ER: Ich arbeite mit 31 korrupten Präsidenten rund um die Welt zusammen. Da sind so wichtige Länder wie Haiti dabei. Aber mein Lieblingsland – neben Brasilien – ist eigentlich Liberia. Da habe ich schon sechs Präsidenten überlebt. Da fahren wir einmal im Jahr hin und versorgen unsere Kundschaft, die ihre Schiffe aus steuerlichen Gründen mit neuer Flagge versehen wollen. Daneben haben wir sechs weitere feste Termine im Jahr, unter anderem in Zürich, München und London. Da werden dann Termine vorher ausgemacht, und da sitzen dann meine Kunden in unserem Hotel wie bei einem guten Zahnarzt im Wartezimmer, bis Sie an der Reihe sind.
Die wollen, dass Sie Ihnen einen Titel als Honorarkonsul verschaffen?
ER: Genau. Viele von denen sagen zwar: "Wir brauchen das ja eigentlich gar nicht" – aber das sind die Allereitelsten, von denen ich seit vielen Jahren so gut lebe.

Das Geschäftsmodell funktioniert immer noch?
ER: Ungebrochen.
Sie: Eitelkeit ist inflationsresistent und stirbt nie aus.
Er: Ich müsste der britischen Regierung eine Provision geben, weil ich 70 neue Pässe jetzt schon geliefert habe an Leute, die Angst haben wegen des Brexit.
Sie: Boris Johnson ist der Zuarbeiter meines Mannes: sein konsularischer Wasserträger – ohne, dass er es weiß. Der soll in London Bambule machen! Das fällt alles bei uns in Rio ab. Herrlich! Bad news for England are good news for the consuls.

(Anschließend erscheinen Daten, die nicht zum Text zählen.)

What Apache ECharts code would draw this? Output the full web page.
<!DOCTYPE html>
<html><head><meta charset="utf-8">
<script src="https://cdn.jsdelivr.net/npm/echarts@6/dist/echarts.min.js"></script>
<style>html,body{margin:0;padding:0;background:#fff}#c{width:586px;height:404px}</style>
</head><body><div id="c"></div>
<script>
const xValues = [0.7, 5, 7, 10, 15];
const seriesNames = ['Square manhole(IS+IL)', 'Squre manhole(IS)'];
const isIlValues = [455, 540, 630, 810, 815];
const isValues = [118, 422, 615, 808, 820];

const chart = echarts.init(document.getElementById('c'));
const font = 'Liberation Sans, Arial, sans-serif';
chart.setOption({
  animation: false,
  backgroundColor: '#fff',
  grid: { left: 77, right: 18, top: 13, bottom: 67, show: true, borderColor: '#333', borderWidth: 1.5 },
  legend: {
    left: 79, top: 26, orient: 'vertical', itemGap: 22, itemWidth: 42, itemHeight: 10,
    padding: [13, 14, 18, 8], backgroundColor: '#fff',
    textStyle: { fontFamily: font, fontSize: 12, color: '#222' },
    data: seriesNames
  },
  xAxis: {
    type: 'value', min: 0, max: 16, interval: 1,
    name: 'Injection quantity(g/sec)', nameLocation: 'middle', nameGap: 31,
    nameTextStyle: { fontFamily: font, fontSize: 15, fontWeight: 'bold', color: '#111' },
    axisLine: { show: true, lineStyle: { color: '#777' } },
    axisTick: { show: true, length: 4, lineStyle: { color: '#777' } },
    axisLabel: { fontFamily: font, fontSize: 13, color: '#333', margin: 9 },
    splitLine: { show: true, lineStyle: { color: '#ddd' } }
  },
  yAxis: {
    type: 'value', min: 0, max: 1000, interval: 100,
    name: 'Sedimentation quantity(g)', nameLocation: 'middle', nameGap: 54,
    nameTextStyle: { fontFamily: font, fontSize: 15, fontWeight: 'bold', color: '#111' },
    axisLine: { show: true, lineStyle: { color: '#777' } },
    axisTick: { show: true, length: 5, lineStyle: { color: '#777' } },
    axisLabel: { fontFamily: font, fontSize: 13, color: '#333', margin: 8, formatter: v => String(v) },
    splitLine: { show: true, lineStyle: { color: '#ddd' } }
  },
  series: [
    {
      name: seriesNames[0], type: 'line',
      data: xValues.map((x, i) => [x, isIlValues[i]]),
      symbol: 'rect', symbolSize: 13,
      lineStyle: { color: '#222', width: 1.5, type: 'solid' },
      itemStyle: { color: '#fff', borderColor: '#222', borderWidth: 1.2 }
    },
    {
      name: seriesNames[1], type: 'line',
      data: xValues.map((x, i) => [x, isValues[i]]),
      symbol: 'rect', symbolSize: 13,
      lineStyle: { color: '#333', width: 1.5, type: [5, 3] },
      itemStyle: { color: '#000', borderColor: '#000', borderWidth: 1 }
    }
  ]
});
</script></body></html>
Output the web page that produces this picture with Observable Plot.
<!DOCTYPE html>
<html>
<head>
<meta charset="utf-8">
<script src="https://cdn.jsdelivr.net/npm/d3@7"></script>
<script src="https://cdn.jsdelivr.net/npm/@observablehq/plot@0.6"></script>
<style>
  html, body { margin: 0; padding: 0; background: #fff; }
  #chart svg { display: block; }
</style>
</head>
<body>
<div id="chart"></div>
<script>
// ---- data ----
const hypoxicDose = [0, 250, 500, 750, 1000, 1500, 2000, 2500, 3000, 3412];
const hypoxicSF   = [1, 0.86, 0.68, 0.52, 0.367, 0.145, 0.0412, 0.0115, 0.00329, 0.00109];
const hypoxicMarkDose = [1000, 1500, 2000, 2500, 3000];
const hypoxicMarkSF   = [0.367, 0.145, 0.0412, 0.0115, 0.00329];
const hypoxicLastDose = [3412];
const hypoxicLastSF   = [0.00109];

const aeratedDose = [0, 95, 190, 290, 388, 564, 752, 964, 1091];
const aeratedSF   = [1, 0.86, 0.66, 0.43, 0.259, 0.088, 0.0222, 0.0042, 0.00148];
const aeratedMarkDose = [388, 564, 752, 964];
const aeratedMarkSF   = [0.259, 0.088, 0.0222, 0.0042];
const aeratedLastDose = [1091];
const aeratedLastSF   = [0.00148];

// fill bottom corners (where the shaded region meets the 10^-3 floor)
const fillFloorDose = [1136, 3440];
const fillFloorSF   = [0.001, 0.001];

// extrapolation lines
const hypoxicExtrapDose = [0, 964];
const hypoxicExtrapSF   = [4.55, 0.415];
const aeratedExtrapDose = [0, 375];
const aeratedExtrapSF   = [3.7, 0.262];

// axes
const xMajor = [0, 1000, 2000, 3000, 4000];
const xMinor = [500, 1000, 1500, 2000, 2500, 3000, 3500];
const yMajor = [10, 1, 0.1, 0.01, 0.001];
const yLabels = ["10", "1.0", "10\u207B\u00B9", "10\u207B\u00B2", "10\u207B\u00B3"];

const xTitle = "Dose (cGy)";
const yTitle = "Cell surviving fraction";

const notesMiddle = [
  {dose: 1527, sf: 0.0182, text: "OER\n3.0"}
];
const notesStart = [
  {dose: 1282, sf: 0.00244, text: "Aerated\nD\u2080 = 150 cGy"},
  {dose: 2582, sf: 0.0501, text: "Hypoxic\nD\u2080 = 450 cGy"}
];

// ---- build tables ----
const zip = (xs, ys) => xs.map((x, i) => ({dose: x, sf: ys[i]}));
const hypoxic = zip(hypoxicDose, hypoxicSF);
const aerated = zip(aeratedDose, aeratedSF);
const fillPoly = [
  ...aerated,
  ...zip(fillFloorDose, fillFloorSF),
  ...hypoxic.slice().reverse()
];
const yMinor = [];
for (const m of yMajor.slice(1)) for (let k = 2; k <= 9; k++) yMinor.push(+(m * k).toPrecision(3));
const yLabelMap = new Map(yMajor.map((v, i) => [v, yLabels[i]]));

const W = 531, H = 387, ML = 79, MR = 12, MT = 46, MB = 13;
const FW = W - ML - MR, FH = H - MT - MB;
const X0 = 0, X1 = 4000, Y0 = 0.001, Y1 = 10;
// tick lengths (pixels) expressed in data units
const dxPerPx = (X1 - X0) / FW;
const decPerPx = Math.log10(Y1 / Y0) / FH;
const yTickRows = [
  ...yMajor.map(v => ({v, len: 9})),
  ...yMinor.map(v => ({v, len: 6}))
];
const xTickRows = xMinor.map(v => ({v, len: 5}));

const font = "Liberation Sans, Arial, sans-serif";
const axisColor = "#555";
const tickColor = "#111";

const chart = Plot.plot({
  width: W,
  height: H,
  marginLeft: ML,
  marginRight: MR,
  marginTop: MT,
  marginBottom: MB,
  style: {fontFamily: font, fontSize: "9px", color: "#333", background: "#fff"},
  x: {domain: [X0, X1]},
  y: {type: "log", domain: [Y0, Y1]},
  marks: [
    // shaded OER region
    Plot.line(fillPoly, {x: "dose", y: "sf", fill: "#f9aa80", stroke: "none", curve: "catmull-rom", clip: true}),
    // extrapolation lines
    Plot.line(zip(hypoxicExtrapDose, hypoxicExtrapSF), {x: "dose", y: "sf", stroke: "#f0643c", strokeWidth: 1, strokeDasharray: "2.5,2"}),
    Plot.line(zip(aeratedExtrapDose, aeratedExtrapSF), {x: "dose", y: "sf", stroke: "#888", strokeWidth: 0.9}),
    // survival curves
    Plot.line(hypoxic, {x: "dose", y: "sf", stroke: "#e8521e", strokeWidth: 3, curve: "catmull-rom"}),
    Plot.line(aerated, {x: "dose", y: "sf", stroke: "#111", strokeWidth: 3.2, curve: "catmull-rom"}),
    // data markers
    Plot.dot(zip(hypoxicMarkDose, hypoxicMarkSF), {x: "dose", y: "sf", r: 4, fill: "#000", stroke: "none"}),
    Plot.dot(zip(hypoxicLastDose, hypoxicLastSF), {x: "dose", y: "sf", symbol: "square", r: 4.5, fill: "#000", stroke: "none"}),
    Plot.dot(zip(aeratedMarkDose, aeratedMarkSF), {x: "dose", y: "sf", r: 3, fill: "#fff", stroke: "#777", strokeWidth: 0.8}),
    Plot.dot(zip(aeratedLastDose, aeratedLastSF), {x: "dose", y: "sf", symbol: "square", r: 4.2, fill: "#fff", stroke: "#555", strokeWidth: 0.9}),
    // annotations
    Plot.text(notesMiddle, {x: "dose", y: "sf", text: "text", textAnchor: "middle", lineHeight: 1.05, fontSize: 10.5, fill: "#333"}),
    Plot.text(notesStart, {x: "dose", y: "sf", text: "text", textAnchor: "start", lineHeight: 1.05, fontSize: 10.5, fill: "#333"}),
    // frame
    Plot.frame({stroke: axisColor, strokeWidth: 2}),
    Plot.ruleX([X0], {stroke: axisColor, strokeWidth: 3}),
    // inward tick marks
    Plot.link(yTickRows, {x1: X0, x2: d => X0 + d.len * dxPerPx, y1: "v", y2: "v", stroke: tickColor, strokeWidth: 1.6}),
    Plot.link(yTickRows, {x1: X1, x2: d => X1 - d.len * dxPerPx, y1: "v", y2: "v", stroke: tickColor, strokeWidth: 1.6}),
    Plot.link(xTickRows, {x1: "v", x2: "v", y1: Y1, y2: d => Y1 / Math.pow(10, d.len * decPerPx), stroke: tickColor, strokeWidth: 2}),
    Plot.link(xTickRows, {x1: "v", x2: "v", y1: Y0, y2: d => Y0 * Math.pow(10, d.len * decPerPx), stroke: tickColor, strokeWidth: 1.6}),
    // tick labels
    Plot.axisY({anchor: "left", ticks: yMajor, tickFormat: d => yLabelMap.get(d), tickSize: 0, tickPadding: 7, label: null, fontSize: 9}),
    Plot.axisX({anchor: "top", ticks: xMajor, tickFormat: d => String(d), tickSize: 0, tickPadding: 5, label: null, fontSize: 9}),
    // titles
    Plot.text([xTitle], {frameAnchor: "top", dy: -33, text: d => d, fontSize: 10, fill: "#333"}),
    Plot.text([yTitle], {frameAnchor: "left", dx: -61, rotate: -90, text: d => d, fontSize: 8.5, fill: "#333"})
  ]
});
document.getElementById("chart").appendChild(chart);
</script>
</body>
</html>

Consul Weyer: Der Weg zum Titelhändler
Gewiss verraten Sie auch Ihre Geschäftszahlen.
ER: Gern. Auch wenn mich meine Frau bestimmt gleich einbremst. Wir sind glücklich und steuerfrei, deswegen können wir darüber reden. Wir haben 450 Millionen auf der Kante. Dabei war ich im Internat der ärmste Schüler, meine Mutter hat sich das Geld vom Munde abgespart, und ich habe ihr, als ich die ersten Millionen verdient habe, in Bayern ein Bauernhaus gekauft. Da hat sie jahrelang glücklich gelebt, nachdem ihr zweiter Mann sie verlassen hatte.
Die gute Mama.
ER: Mein Vater war nach dem Krieg zehn Jahre in russischer Gefangenschaft. Meine Mutter wusste sich zu helfen und ist mit dem britischen Stadtkommandanten von Berlin durchgebrannt. Vom Haushaltsgeld hat sie meinem Bruder und mir das teure Internat bezahlt. So mies ging meine Karriere los. Herr Grundig und die anderen doofen Söhne aus bestem Hause haben bei mir abgeschrieben. Das war mein erstes Zubrot.

Der Grundig vom Radio?
ER: Genau. Der sagte, sein Vater sei so geizig, dass man ihm eins überbraten müsse. Und so titelgeil sei der. Da habe ich meinem Stiefvater gesagt: "Kannst du dem nicht ein Honorarkonsulat besorgen?" Da hat er mir, ich war siebzehneinhalb, eine geklebt und gesagt: "Titel kann man nicht kaufen." Das war wie ein Stichwort für mein weiteres Leben.
Was also folgte?
ER: Meine Mutter, die immer zu mir gestanden hat, gab mir Reisegeld. Damit klapperte ich alle Präsidenten in Südamerika ab, damals noch mit dem Wörterbuch, weil ich noch nicht so gut Spanisch und Portugiesisch konnte. Von dieser Reise habe ich die ersten Titel mitgebracht. Da war für Herrn Grundig auch einer dabei. Früher kosteten Konsulate 20.000 Dollar, da stand der Dollar noch sehr gut, heute ab 200.000 Dollar – und ich mache mit den Präsidenten immer noch halbe-halbe. Deswegen habe ich für sechs Leben ausgesorgt.